### GIVEN DATA
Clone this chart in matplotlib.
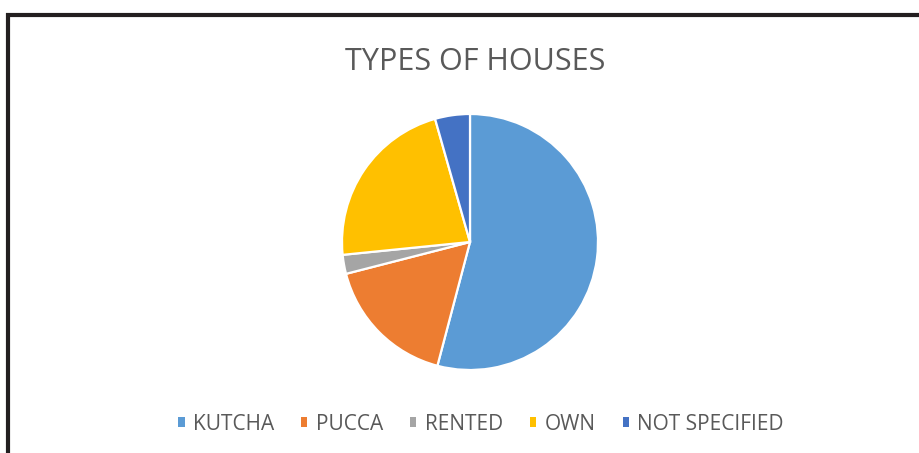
import matplotlib
matplotlib.use("Agg")
import matplotlib.pyplot as plt
from matplotlib import font_manager
from matplotlib.lines import Line2D

# House types surveyed (share of households, %)
categories = ["KUTCHA", "PUCCA", "RENTED", "OWN", "NOT SPECIFIED"]
shares = [54.1, 16.9, 2.4, 22.2, 4.4]
colors = ["#5B9BD5", "#ED7D31", "#A5A5A5", "#FFC000", "#4472C4"]
title = "TYPES OF HOUSES"

available = {f.name for f in font_manager.fontManager.ttflist}
family = "Liberation Sans Narrow" if "Liberation Sans Narrow" in available else "Open Sans"
plt.rcParams["font.family"] = [family, "DejaVu Sans"]

W, H = 920, 453
fig = plt.figure(figsize=(W / 100, H / 100), dpi=100)
fig.patch.set_facecolor("white")

# Pie axes: centre (470, 242) px, radius 128 px
cx, cy, r = 470, 242, 128
pad = 1.02
ax = fig.add_axes([(cx - r * pad) / W, (H - cy - r * pad) / H, 2 * r * pad / W, 2 * r * pad / H])
ax.pie(shares, colors=colors, startangle=90, counterclock=False, radius=1,
       wedgeprops=dict(edgecolor="white", linewidth=1.6))
ax.set_xlim(-pad, pad)
ax.set_ylim(-pad, pad)
ax.set_aspect("equal")
ax.axis("off")

fig.text(475 / W, 1 - 62 / H, title, ha="center", va="center",
         fontsize=22, color="#595959")

handles = [plt.Rectangle((0, 0), 1, 1, facecolor=c, edgecolor="none") for c in colors]
leg = fig.legend(handles, categories, loc="center", bbox_to_anchor=(481 / W, 1 - 424 / H),
                 ncol=5, frameon=False, fontsize=15, handlelength=0.3, handleheight=0.3,
                 handletextpad=0.4, columnspacing=1.3, labelcolor="#595959",
                 borderpad=0.0, borderaxespad=0.0)

# Frame lines along the top and left edges
fig.add_artist(Line2D([6 / W, 1.0], [1 - 15 / H, 1 - 15 / H], transform=fig.transFigure,
                      color="#231F20", linewidth=3.0, solid_capstyle="butt"))
fig.add_artist(Line2D([8 / W, 8 / W], [1 - 13 / H, 0.0], transform=fig.transFigure,
                      color="#231F20", linewidth=3.0, solid_capstyle="butt"))

fig.savefig("out.png", dpi=100, facecolor="white")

### WHAT TO PRODUCE
Word for word, quote the lines above. Omit the pictures.

### SOLUTION FOR THIS EXERCISE
Clone this chart in matplotlib.
import matplotlib
matplotlib.use("Agg")
import matplotlib.pyplot as plt
from matplotlib import font_manager
from matplotlib.lines import Line2D

# House types surveyed (share of households, %)
categories = ["KUTCHA", "PUCCA", "RENTED", "OWN", "NOT SPECIFIED"]
shares = [54.1, 16.9, 2.4, 22.2, 4.4]
colors = ["#5B9BD5", "#ED7D31", "#A5A5A5", "#FFC000", "#4472C4"]
title = "TYPES OF HOUSES"

available = {f.name for f in font_manager.fontManager.ttflist}
family = "Liberation Sans Narrow" if "Liberation Sans Narrow" in available else "Open Sans"
plt.rcParams["font.family"] = [family, "DejaVu Sans"]

W, H = 920, 453
fig = plt.figure(figsize=(W / 100, H / 100), dpi=100)
fig.patch.set_facecolor("white")

# Pie axes: centre (470, 242) px, radius 128 px
cx, cy, r = 470, 242, 128
pad = 1.02
ax = fig.add_axes([(cx - r * pad) / W, (H - cy - r * pad) / H, 2 * r * pad / W, 2 * r * pad / H])
ax.pie(shares, colors=colors, startangle=90, counterclock=False, radius=1,
       wedgeprops=dict(edgecolor="white", linewidth=1.6))
ax.set_xlim(-pad, pad)
ax.set_ylim(-pad, pad)
ax.set_aspect("equal")
ax.axis("off")

fig.text(475 / W, 1 - 62 / H, title, ha="center", va="center",
         fontsize=22, color="#595959")

handles = [plt.Rectangle((0, 0), 1, 1, facecolor=c, edgecolor="none") for c in colors]
leg = fig.legend(handles, categories, loc="center", bbox_to_anchor=(481 / W, 1 - 424 / H),
                 ncol=5, frameon=False, fontsize=15, handlelength=0.3, handleheight=0.3,
                 handletextpad=0.4, columnspacing=1.3, labelcolor="#595959",
                 borderpad=0.0, borderaxespad=0.0)

# Frame lines along the top and left edges
fig.add_artist(Line2D([6 / W, 1.0], [1 - 15 / H, 1 - 15 / H], transform=fig.transFigure,
                      color="#231F20", linewidth=3.0, solid_capstyle="butt"))
fig.add_artist(Line2D([8 / W, 8 / W], [1 - 13 / H, 0.0], transform=fig.transFigure,
                      color="#231F20", linewidth=3.0, solid_capstyle="butt"))

fig.savefig("out.png", dpi=100, facecolor="white")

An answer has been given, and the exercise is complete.